Established in 1994, this award is given to the person or persons who have demonstrated special determination to promote and develop major projects and initiatives that are instrumental in furthering the GNSI’s mission, and that required a special determination to pursue into being. This year we are pleased to present the Special Projects Award to Joel Floyd for his role in steering us through the turbulent waters of pandemic conferencing.
As Chair of the Conference Oversight Committee in early 2020, Joel was about ready to hang up his hat and sail into retirement when widespread quarantine orders dashed our plans just weeks before we were to open registration for our 52nd annual conference in Salt Lake City, UT. Without missing a beat, Joel deftly switched to steering our ship into virtual waters.
He instituted weekly meetings, kept everyone on task, identified holes that needed plugging, and was the steady organizational hand we needed amidst turmoil and uncertainty. The end result was a highly successful and totally innovative conference that was pulled together in just four months. When we asked him to rinse and repeat for 2021, he did so with his characteristic grace and determination.
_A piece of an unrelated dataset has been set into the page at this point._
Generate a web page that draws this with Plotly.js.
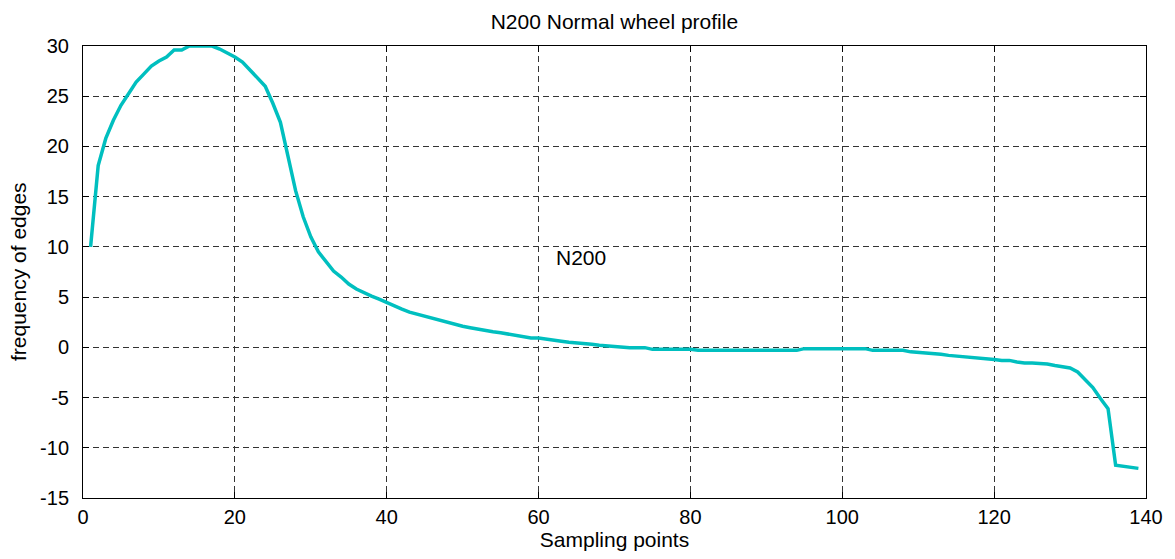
<!DOCTYPE html>
<html>
<head>
<meta charset="utf-8">
<script src="https://cdn.plot.ly/plotly-3.0.1.min.js"></script>
<style>
  html, body { margin: 0; padding: 0; background: #ffffff; }
  #chart { width: 1175px; height: 559px; }
</style>
</head>
<body>
<div id="chart"></div>
<script>
// Edge-frequency profile of the N200 wheel, one value per sampling point (1..139)
const samplePoints = Array.from({ length: 139 }, (_, i) => i + 1);

const edgeFrequency = [
  10.0, 18.1, 20.8, 22.6, 24.1, 25.3, 26.4, 27.2, 28.0, 28.5,
  28.9, 29.6, 29.6, 30.0, 30.0, 30.0, 30.0, 29.7, 29.3, 28.9,
  28.4, 27.6, 26.8, 26.0, 24.3, 22.4, 19.0, 15.6, 13.0, 11.0,
  9.5, 8.5, 7.6, 7.0, 6.3, 5.8, 5.4, 5.1, 4.8, 4.45,
  4.1, 3.8, 3.5, 3.3, 3.1, 2.85, 2.65, 2.5, 2.25, 2.1,
  1.95, 1.8, 1.7, 1.55, 1.45, 1.3, 1.15, 1.0, 0.93, 0.93,
  0.8, 0.65, 0.6, 0.5, 0.45, 0.38, 0.3, 0.2, 0.13, 0.05,
  -0.03, -0.03, -0.03, -0.03, -0.2, -0.2, -0.2, -0.2, -0.2, -0.2,
  -0.3, -0.3, -0.3, -0.3, -0.3, -0.3, -0.3, -0.3, -0.3, -0.3,
  -0.3, -0.3, -0.3, -0.3, -0.13, -0.13, -0.13, -0.13, -0.13, -0.13,
  -0.13, -0.13, -0.13, -0.3, -0.3, -0.3, -0.3, -0.3, -0.45, -0.5,
  -0.55, -0.65, -0.7, -0.8, -0.86, -0.9, -1.0, -1.05, -1.13, -1.2,
  -1.3, -1.3, -1.45, -1.56, -1.56, -1.6, -1.65, -1.8, -1.9, -2.05,
  -2.45, -3.25, -4.0, -5.1, -6.1, -11.74, -11.87, -11.97, -12.05
];

const xTicks = [0, 20, 40, 60, 80, 100, 120, 140];
const yTicks = [-15, -10, -5, 0, 5, 10, 15, 20, 25, 30];

const chartTitle = 'N200 Normal wheel profile';
const xLabel = 'Sampling points';
const yLabel = 'frequency of edges';
const curveLabel = 'N200';
const labelPos = { x: 62, y: 8.9 };

const FONT = 'Liberation Sans, Arial, sans-serif';
const W = 1175, H = 559;
const M = { l: 83, r: 29, t: 46, b: 61 };

const trace = {
  x: samplePoints,
  y: edgeFrequency,
  type: 'scatter',
  mode: 'lines',
  name: curveLabel,
  line: { color: '#00bfbf', width: 3.5 },
  hoverinfo: 'x+y'
};

const axisCommon = {
  showline: true,
  linecolor: '#000000',
  linewidth: 1,
  mirror: 'ticks',
  ticks: 'inside',
  ticklen: 6,
  tickcolor: '#000000',
  showgrid: true,
  gridcolor: '#333333',
  gridwidth: 1,
  griddash: '6px,4px',
  zeroline: false,
  tickfont: { family: FONT, size: 20, color: '#000000' }
};

const layout = {
  width: W,
  height: H,
  paper_bgcolor: '#ffffff',
  plot_bgcolor: '#ffffff',
  margin: M,
  showlegend: false,
  font: { family: FONT, color: '#000000' },
  title: {
    text: chartTitle,
    font: { family: FONT, size: 21, color: '#000000' },
    x: 0.5229,
    xanchor: 'center',
    y: 1 - 22 / H,
    yanchor: 'middle'
  },
  xaxis: Object.assign({}, axisCommon, {
    range: [0, 140],
    tickvals: xTicks,
    ticktext: xTicks.map(String),
    ticklabelstandoff: 1,
    title: { text: xLabel, font: { family: FONT, size: 21, color: '#000000' }, standoff: 1 }
  }),
  yaxis: Object.assign({}, axisCommon, {
    range: [-15, 30],
    tickvals: yTicks,
    ticktext: yTicks.map(String),
    ticklabelstandoff: 9
  }),
  annotations: [
    {
      // curve label inside the plot
      x: labelPos.x,
      y: labelPos.y,
      xref: 'x',
      yref: 'y',
      text: curveLabel,
      showarrow: false,
      xanchor: 'left',
      yanchor: 'middle',
      font: { family: FONT, size: 21, color: '#000000' }
    },
    {
      // vertical y-axis title, placed close to the left edge
      x: (18 - M.l) / (W - M.l - M.r),
      y: 0.5,
      xref: 'paper',
      yref: 'paper',
      text: yLabel,
      textangle: -90,
      showarrow: false,
      xanchor: 'center',
      yanchor: 'middle',
      font: { family: FONT, size: 21, color: '#000000' }
    }
  ]
};

Plotly.newPlot('chart', [trace], layout, { staticPlot: true, displayModeBar: false });
</script>
</body>
</html>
As it turns out, both virtual conferences set attendance records and became models for accessibility, affordability, and international reach. We are profoundly grateful to Joel for helping us not just survive, but to thrive in the face of adversity, and help usher in a new chapter of online engagement for the Guild.
Thank you, Joel!
About Joel
Joel caught the “bug” for science illustration as an undergrad at Northern Arizona University in Flagstaff when a museum curator noticed he could draw and asked him to illustrate entomological specimens. Later while pursuing an MS degree in entomology at the University of Arizona in Tucson, he enrolled in Don Sayner’s scientific illustration classes and illustrated a book on venomous animals of Arizona. He also took several classes from Jerry Hodge at the Scottsdale Artists School and learned a variety of techniques from many GNSI workshops at conferences.
Joel worked for a regulatory agency in the US Department of Agriculture for thirty-five years where he was an insect and plant disease identifier at international ports of entry, and later managed national invasive species programs, emergency programs, and plant pest diagnostics coordination. All along Joel has done freelance work for various nonprofit organizations, government agencies, publishers, and museums. He has taught natural science illustration at Montgomery College in Maryland, held drawing workshops for young people, and completed a large-scale indoor mural. Before the pandemic, he volunteered for several years at the Smithsonian’s National Museum of Natural history, assisting in maintenance of the entomology department’s insect illustration archive.
Joel has been a member of the GNSI since 1981 and he served as President of the GNSI DC Chapter from 2015 – 2017. Prior to serving as Chair of the Conference Oversight Committee from 2019 – 2021, Joel chaired GNSI’s 50th anniversary conference in 2018 in our founding city: Washington, D.C.
This open-access article appears in the Journal of Natural Science Illustration, Vol. 54 No. 1, 2022.